Après la catastrophe de la Première Guerre mondiale, née fondamentalement de la contradiction entre l'économie mondiale et le système des États-nations, que chacune des puissances impérialistes a cherché à résoudre en s'imposant comme puissance mondiale, il y a eu au moins une tentative limitée de rétablir l'ordre économique.

L'impérialisme allemand et la puissance impérialiste montante de l'Est, le Japon, ont cherché à s'adapter à un ordre économique international de plus en plus dominé par l'impérialisme américain en pleine ascension.

Mais cette perspective s'est effondrée avec le krach de Wall Street en 1929 et la Grande Dépression, exacerbée par les droits de douane américains. Face à la désintégration du marché mondial – à bien des égards, il avait pratiquement disparu – chacune des puissances impérialistes s'est tournée vers la guerre. L'Allemagne cherchait à conquérir la Russie, le Japon, à conquérir la Chine, et les États-Unis cherchaient à renforcer leur position en écrasant les aspirations de leurs rivaux. La Seconde Guerre mondiale en a été le résultat.

Aujourd'hui, le monde se trouve aux débuts d'une nouvelle guerre mondiale alimentée par les mêmes contradictions sous-jacentes. Mais aujourd'hui, on pourrait dire qu'elles sont sous stéroïdes par rapport à l'époque précédente, en raison de la complexité et de l'intégration toujours plus grandes de l'économie mondiale.
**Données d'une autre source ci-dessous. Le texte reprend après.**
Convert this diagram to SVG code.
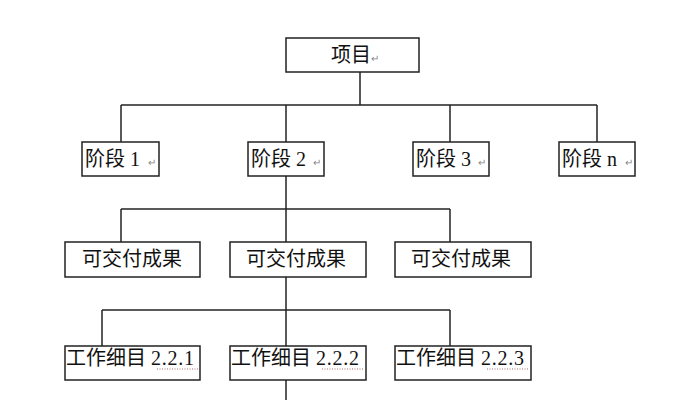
<svg xmlns="http://www.w3.org/2000/svg" width="675" height="400" viewBox="0 0 675 400">
<style>
rect{fill:#fff;stroke:#222;stroke-width:1.5}
.c line{stroke:#222;stroke-width:1.5}
text{font-family:"Liberation Serif","Noto Sans CJK SC",serif;fill:#111}
.t{font-size:20px}
.m{font-size:10px;fill:#888}
.u{stroke:#a07070;stroke-width:1;stroke-dasharray:1 1.5}
</style>
<rect x="0" y="0" width="675" height="400" style="stroke:none"/>
<g class="c">
<line x1="360" y1="72" x2="360" y2="105"/>
<line x1="121" y1="105" x2="597" y2="105"/>
<line x1="121" y1="105" x2="121" y2="142"/>
<line x1="286" y1="105" x2="286" y2="142"/>
<line x1="450" y1="105" x2="450" y2="142"/>
<line x1="597" y1="105" x2="597" y2="142"/>
<line x1="286" y1="176" x2="286" y2="242"/>
<line x1="121" y1="209" x2="450" y2="209"/>
<line x1="121" y1="209" x2="121" y2="242"/>
<line x1="450" y1="209" x2="450" y2="242"/>
<line x1="286" y1="277" x2="286" y2="346"/>
<line x1="102" y1="310" x2="450" y2="310"/>
<line x1="102" y1="310" x2="102" y2="346"/>
<line x1="450" y1="310" x2="450" y2="346"/>
<line x1="286" y1="380" x2="286" y2="400"/>
</g>
<g id="root"><rect x="286" y="38" width="133" height="34"/><text class="t" x="331" y="62">项目</text><text class="m" x="371" y="62">↵</text></g>
<g id="p1"><rect x="82" y="142" width="77" height="34"/><text class="t" x="85" y="166">阶段 1</text><text class="m" x="148" y="166">↵</text></g>
<g id="p2"><rect x="248" y="142" width="76" height="34"/><text class="t" x="251" y="166">阶段 2</text><text class="m" x="313" y="166">↵</text></g>
<g id="p3"><rect x="413" y="142" width="76" height="34"/><text class="t" x="416" y="166">阶段 3</text><text class="m" x="478" y="166">↵</text></g>
<g id="pn"><rect x="559" y="142" width="76" height="34"/><text class="t" x="562" y="166">阶段 n</text><text class="m" x="625" y="166">↵</text></g>
<g id="d1"><rect x="65" y="242" width="135" height="35"/><text class="t" x="82" y="266">可交付成果</text></g>
<g id="d2"><rect x="230" y="242" width="136" height="35"/><text class="t" x="246" y="266">可交付成果</text></g>
<g id="d3"><rect x="395" y="242" width="136" height="35"/><text class="t" x="411" y="266">可交付成果</text></g>
<g id="w1"><rect x="65" y="346" width="135" height="34"/><text class="t" x="66" y="365">工作细目 <tspan textLength="43" lengthAdjust="spacing">2.2.1</tspan></text><line class="u" x1="157" y1="369" x2="199" y2="369"/></g>
<g id="w2"><rect x="230" y="346" width="136" height="34"/><text class="t" x="231" y="365">工作细目 <tspan textLength="43" lengthAdjust="spacing">2.2.2</tspan></text><line class="u" x1="322" y1="369" x2="364" y2="369"/></g>
<g id="w3"><rect x="395" y="346" width="136" height="34"/><text class="t" x="396" y="365">工作细目 <tspan textLength="43" lengthAdjust="spacing">2.2.3</tspan></text><line class="u" x1="487" y1="369" x2="529" y2="369"/></g>
</svg>
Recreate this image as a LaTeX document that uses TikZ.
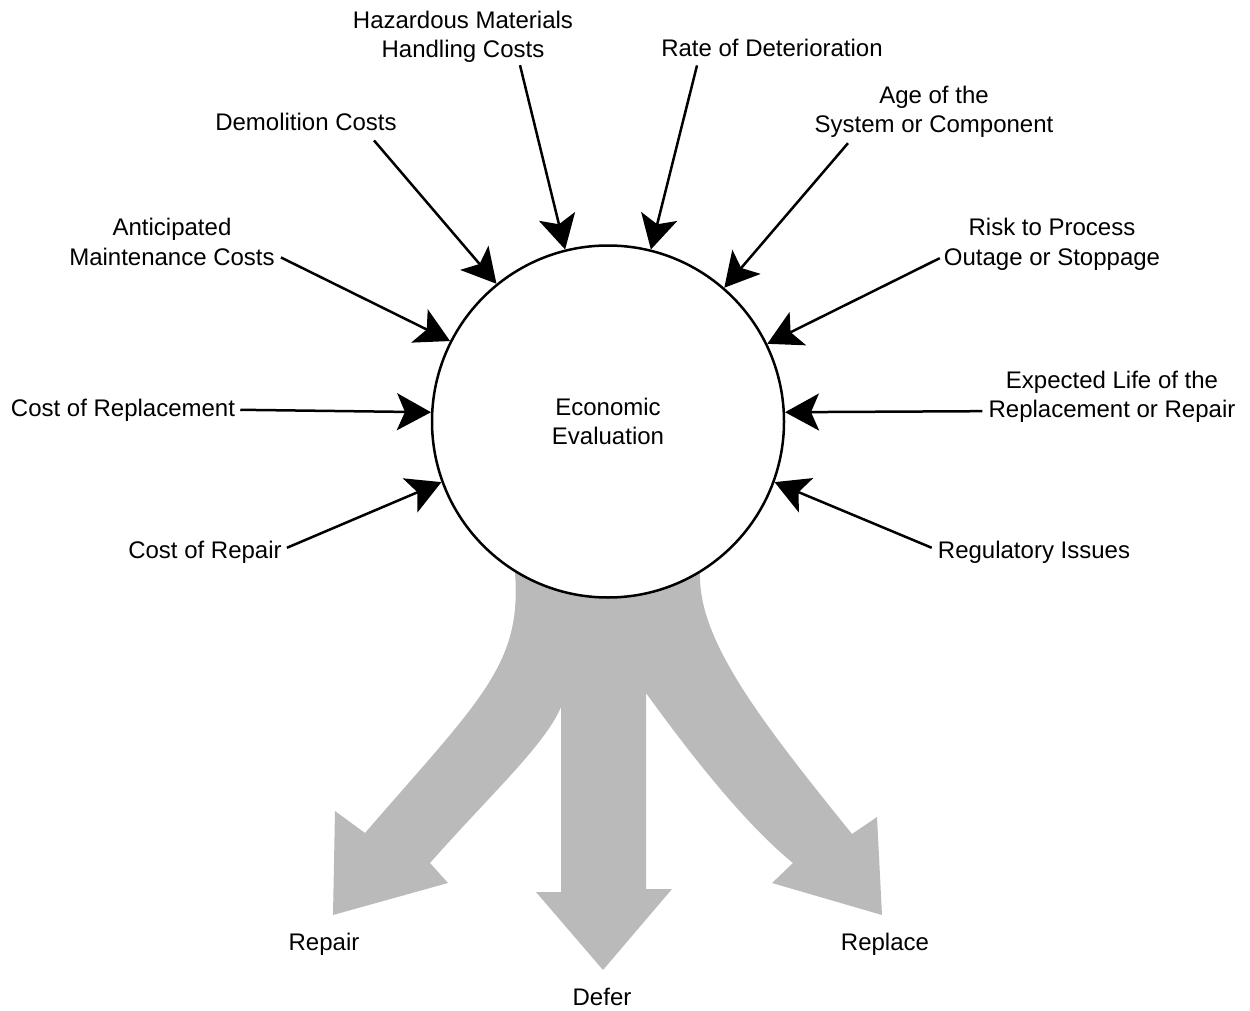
\documentclass[tikz,border=0pt]{standalone}
\usepackage{fontspec}
\setmainfont{Liberation Sans}
\usetikzlibrary{arrows.meta}
\definecolor{flowgray}{RGB}{186,186,186}

\begin{document}
\begin{tikzpicture}[x=1pt, y=-1pt,
		factor/.style={align=center, inner sep=2pt, anchor=base, font=\fontsize{24}{29}\selectfont},
		feed/.style={line width=2.5pt, -{Stealth[length=34pt, width=37pt, inset=8pt]}}]
	\useasboundingbox (0,0) rectangle (1250,1011);
	
	\def\cx{608}
	\def\cy{421.5}
	
	% the three outcomes, under the circle
	\fill [flowgray] (515,540) -- (515,573) .. controls (522,665) and (480,700) .. (365,833)
		-- (335,811) -- (333,915) -- (448,883) -- (430,863)
		.. controls (490,795) and (545,745) .. (561,707)
		-- (561,892) -- (536,892) -- (603,970) -- (672,889) -- (646,889) -- (646,693)
		.. controls (680,740) and (740,820) .. (793,863)
		-- (772,883) -- (882,915) -- (877,817) -- (852,834)
		.. controls (760,720) and (698,640) .. (700,573) -- (700,540) -- cycle;
	
	\node [circle, draw, fill=white, line width=2.5pt, minimum size=352pt, inner sep=0pt,
		align=center, font=\fontsize{24}{29}\selectfont] (eval) at (\cx,\cy) {Economic\\Evaluation};
	
	% factors (base = last line)
	\node [factor] (hazmat) at (463,58) {Hazardous Materials\\Handling Costs};
	\node [factor] (ratedet) at (772,57) {Rate of Deterioration};
	\node [factor] (demol) at (306,131) {Demolition Costs};
	\node [factor] (age) at (934,133) {Age of the\\System or Component};
	\node [factor] (maint) at (172,265) {Anticipated\\Maintenance Costs};
	\node [factor] (risk) at (1052,265) {Risk to Process\\Outage or Stoppage};
	\node [factor] (replcost) at (123,416) {Cost of Replacement};
	\node [factor] (life) at (1112,417) {Expected Life of the\\Replacement or Repair};
	\node [factor] (repcost) at (205,558) {Cost of Repair};
	\node [factor] (regul) at (1034,558) {Regulatory Issues};
	
	\begin{scope}[feed]
		\draw ([xshift=57pt]hazmat.south) -- (eval.104);
		\draw ([xshift=-75pt, yshift=-6pt]ratedet.south) -- (eval.76);
		\draw ([xshift=68pt, yshift=-7pt]demol.south) -- (eval.129);
		\draw ([xshift=-86pt, yshift=-3pt]age.south) -- (eval.49);
		\draw ([xshift=4pt, yshift=10pt]maint.south east) -- (eval.153);
		\draw ([xshift=-2pt, yshift=14pt]risk.south west) -- (eval.26);
		\draw ([xshift=3pt]replcost.east) -- (eval.177);
		\draw ([xshift=-4pt, yshift=13pt]life.south west) -- (eval.3);
		\draw ([xshift=3pt, yshift=4pt]repcost.east) -- (eval.200);
		\draw ([xshift=-4pt, yshift=4pt]regul.west) -- (eval.340);
	\end{scope}
	
	% outcomes
	\node [factor] (repair) at (324,950) {Repair};
	\node [factor] (defer) at (602,1005) {Defer};
	\node [factor] (replace) at (885,950) {Replace};
\end{tikzpicture}
\end{document}
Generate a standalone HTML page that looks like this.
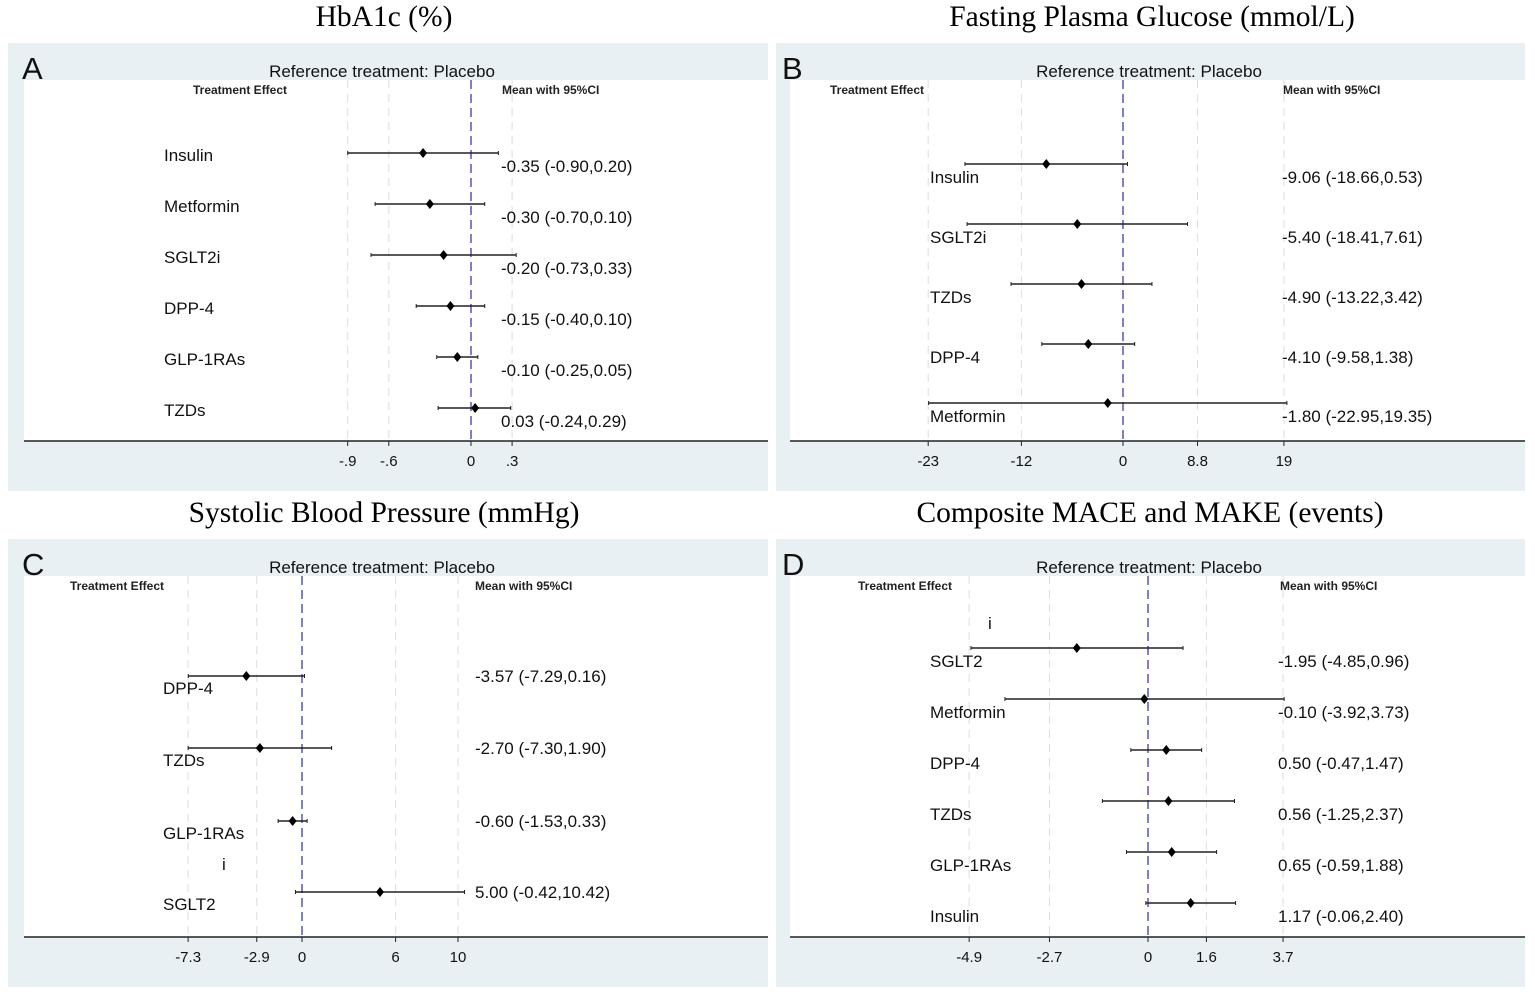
<!DOCTYPE html>
<html><head><meta charset="utf-8">
<style>
body{margin:0;background:#fff;width:1535px;height:1004px;overflow:hidden}
svg{display:block}
text{font-family:"Liberation Sans",sans-serif}
.ttl{font-family:"Liberation Serif",serif;font-size:29.5px}
</style></head><body>
<svg id="chart" width="1535" height="1004"></svg>
<script>
// Panel A
const catsA=["Insulin","Metformin","SGLT2i","DPP-4","GLP-1RAs","TZDs"];
const meanA=[-0.35,-0.30,-0.20,-0.15,-0.10,0.03];
const lowA=[-0.90,-0.70,-0.73,-0.40,-0.25,-0.24];
const highA=[0.20,0.10,0.33,0.10,0.05,0.29];
const ticksA=[-0.9,-0.6,0,0.3];
const tickLabA=["-.9","-.6","0",".3"];
// Panel B
const catsB=["Insulin","SGLT2i","TZDs","DPP-4","Metformin"];
const meanB=[-9.06,-5.40,-4.90,-4.10,-1.80];
const lowB=[-18.66,-18.41,-13.22,-9.58,-22.95];
const highB=[0.53,7.61,3.42,1.38,19.35];
const ticksB=[-23,-12,0,8.8,19];
const tickLabB=["-23","-12","0","8.8","19"];
// Panel C
const catsC=["DPP-4","TZDs","GLP-1RAs","SGLT2"];
const meanC=[-3.57,-2.70,-0.60,5.00];
const lowC=[-7.29,-7.30,-1.53,-0.42];
const highC=[0.16,1.90,0.33,10.42];
const ticksC=[-7.3,-2.9,0,6,10];
const tickLabC=["-7.3","-2.9","0","6","10"];
// Panel D
const catsD=["SGLT2","Metformin","DPP-4","TZDs","GLP-1RAs","Insulin"];
const meanD=[-1.95,-0.10,0.50,0.56,0.65,1.17];
const lowD=[-4.85,-3.92,-0.47,-1.25,-0.59,-0.06];
const highD=[0.96,3.73,1.47,2.37,1.88,2.40];
const ticksD=[-4.9,-2.7,0,1.6,3.7];
const tickLabD=["-4.9","-2.7","0","1.6","3.7"];

const NS="http://www.w3.org/2000/svg";
const svg=document.getElementById('chart');
function el(tag,attrs,parent,txt){const e=document.createElementNS(NS,tag);for(const k in attrs)e.setAttribute(k,attrs[k]);if(txt!==undefined)e.textContent=txt;(parent||svg).appendChild(e);return e;}
function fmt(v){return v.toFixed(2);}

const panels=[
 {id:'a',letter:'A',title:'HbA1c (%)',bx:8,by:43,bw:760,cats:catsA,mean:meanA,low:lowA,high:highA,ticks:ticksA,tl:tickLabA,zero:471,scale:137,rows:[153,204,255,306,357,408],labX:164,labDy:2,valX:501,valDy:13,teX:193,mX:502,refX:382,titleX:384,plotX:24},
 {id:'b',letter:'B',title:'Fasting Plasma Glucose (mmol/L)',bx:776,by:43,bw:749,cats:catsB,mean:meanB,low:lowB,high:highB,ticks:ticksB,tl:tickLabB,zero:1123,scale:8.47,rows:[164,224,284,344,403],labX:930,labDy:13,valX:1282,valDy:13,teX:830,mX:1283,refX:1149,titleX:1152,plotX:790},
 {id:'c',letter:'C',title:'Systolic Blood Pressure (mmHg)',bx:8,by:539,bw:760,cats:catsC,mean:meanC,low:lowC,high:highC,ticks:ticksC,tl:tickLabC,zero:302,scale:15.6,rows:[676,748,821,892],labX:163,labDy:12,valX:475,valDy:0,teX:70,mX:475,refX:382,titleX:384,plotX:24,iMark:[222,868]},
 {id:'d',letter:'D',title:'Composite MACE and MAKE (events)',bx:776,by:539,bw:749,cats:catsD,mean:meanD,low:lowD,high:highD,ticks:ticksD,tl:tickLabD,zero:1148,scale:36.5,rows:[648,699,750,801,852,903],labX:930,labDy:13,valX:1278,valDy:13,teX:858,mX:1280,refX:1149,titleX:1150,plotX:790,iMark:[988,627]}
];

panels.forEach(p=>{
 const g=el('g',{});
 
 
 const x=v=>p.zero+v*p.scale;
 const t=el('text',{x:p.titleX,y:p.by-17,'text-anchor':'middle',class:'ttl'},g,p.title);
 
 
 const bg=el('rect',{x:p.bx,y:p.by,width:p.bw,height:448,fill:'#e9f0f3'},g);
 
 
 const pl=el('rect',{x:p.plotX,y:p.by+37,width:p.bx+p.bw-p.plotX,height:361,fill:'#fff'},g);
 
 
 const axY=p.by+398;
 p.ticks.forEach((v,i)=>{
  if(v!==0){const gl=el('line',{x1:x(v),x2:x(v),y1:p.by+37,y2:axY,stroke:'#ddd','stroke-dasharray':'8,6','stroke-width':1},g);
  
  }
  const tk=el('line',{x1:x(v),x2:x(v),y1:axY,y2:axY+5,stroke:'#222'},g);
  
  
  const tx=el('text',{x:x(v),y:axY+25,'text-anchor':'middle','font-size':15,fill:'#111'},g,p.tl[i]);
  
  
 });
 const zl=el('line',{x1:x(0),x2:x(0),y1:p.by+37,y2:axY,stroke:'#3b3ba8','stroke-dasharray':'9,5','stroke-width':1.3},g);
 
 
 const ax=el('line',{x1:p.plotX,x2:p.bx+p.bw,y1:axY,y2:axY,stroke:'#222','stroke-width':1.5},g);
 
 
 const lt=el('text',{x:p.bx+(p.id==='a'||p.id==='c'?14:6),y:p.by+36,'font-size':31,fill:'#111'},g,p.letter);
 
 
 const rf=el('text',{x:p.refX,y:p.by+34,'text-anchor':'middle','font-size':17,fill:'#111'},g,'Reference treatment: Placebo');
 
 
 const te=el('text',{x:p.teX,y:p.by+51,'font-size':12,'font-weight':'bold',fill:'#222'},g,'Treatment Effect');
 
 
 const mh=el('text',{x:p.mX,y:p.by+51,'font-size':12,'font-weight':'bold',fill:'#222'},g,'Mean with 95%CI');
 
 
 if(p.iMark){const im=el('text',{x:p.iMark[0],y:p.iMark[1]+2,'font-size':17,fill:'#111'},g,'i');
  
  }
 p.cats.forEach((c,i)=>{
  const y=p.rows[i];
  const lb=el('text',{x:p.labX,y:y+p.labDy+6,'font-size':17,fill:'#111'},g,c);
  
  
  const ci=el('line',{x1:x(p.low[i]),x2:x(p.high[i]),y1:y,y2:y,stroke:'#222','stroke-width':1.5},g);
  
  
  [p.low[i],p.high[i]].forEach(v=>{const cp=el('line',{x1:x(v),x2:x(v),y1:y-2,y2:y+2,stroke:'#222','stroke-width':1},g);
   
   });
  const mx=x(p.mean[i]);
  const d=el('polygon',{points:`${mx},${y-5} ${mx+4},${y} ${mx},${y+5} ${mx-4},${y}`,fill:'#000'},g);
  
  
  const vt=el('text',{x:p.valX,y:y+p.valDy+6,'font-size':17,fill:'#111'},g,`${fmt(p.mean[i])} (${fmt(p.low[i])},${fmt(p.high[i])})`);
  
  
 });
});
</script>
</body></html>
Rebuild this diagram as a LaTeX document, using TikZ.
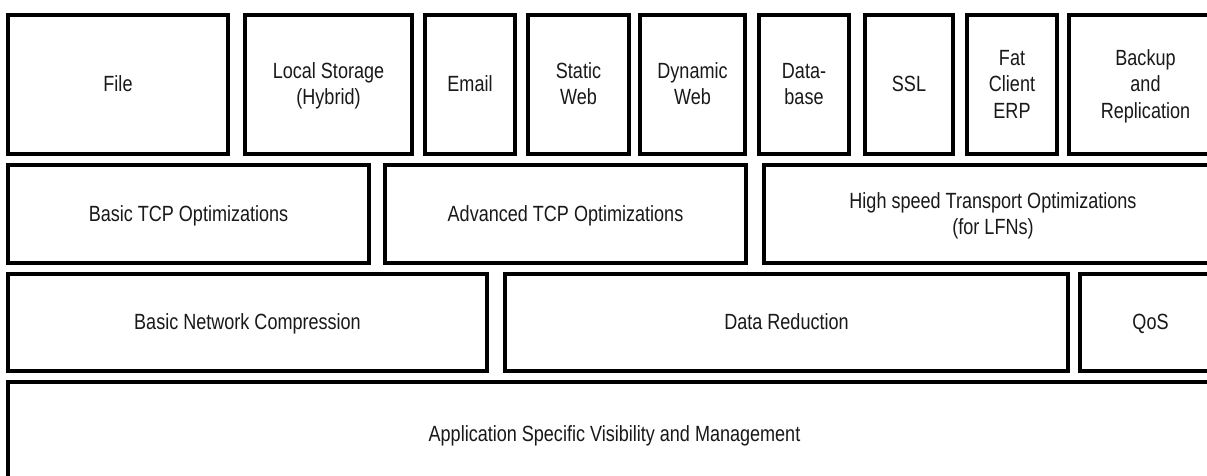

Dans une crise historique, les classes dirigeantes s'alignent plus ouvertement sur leurs intérêts les plus élémentaires et les plus fondamentaux. Les prétentions démocratiques adoptées dans le passé sont abandonnées, les masques qu'elles portaient pour essayer de tromper la population sont arrachés et leur essence est révélée au grand jour sous la forme du fascisme, du génocide, de la guerre et de la dictature contre la classe ouvrière.

La classe ouvrière doit elle aussi s'aligner sur ses intérêts fondamentaux. Elle doit surtout le faire consciemment dans la lutte pour le programme de la révolution socialiste mondiale. Il ne s'agit pas d'une perspective lointaine. C'est le seul programme pratique et viable du moment et il doit devenir la stratégie centrale guidant toutes les luttes qui éclatent actuellement.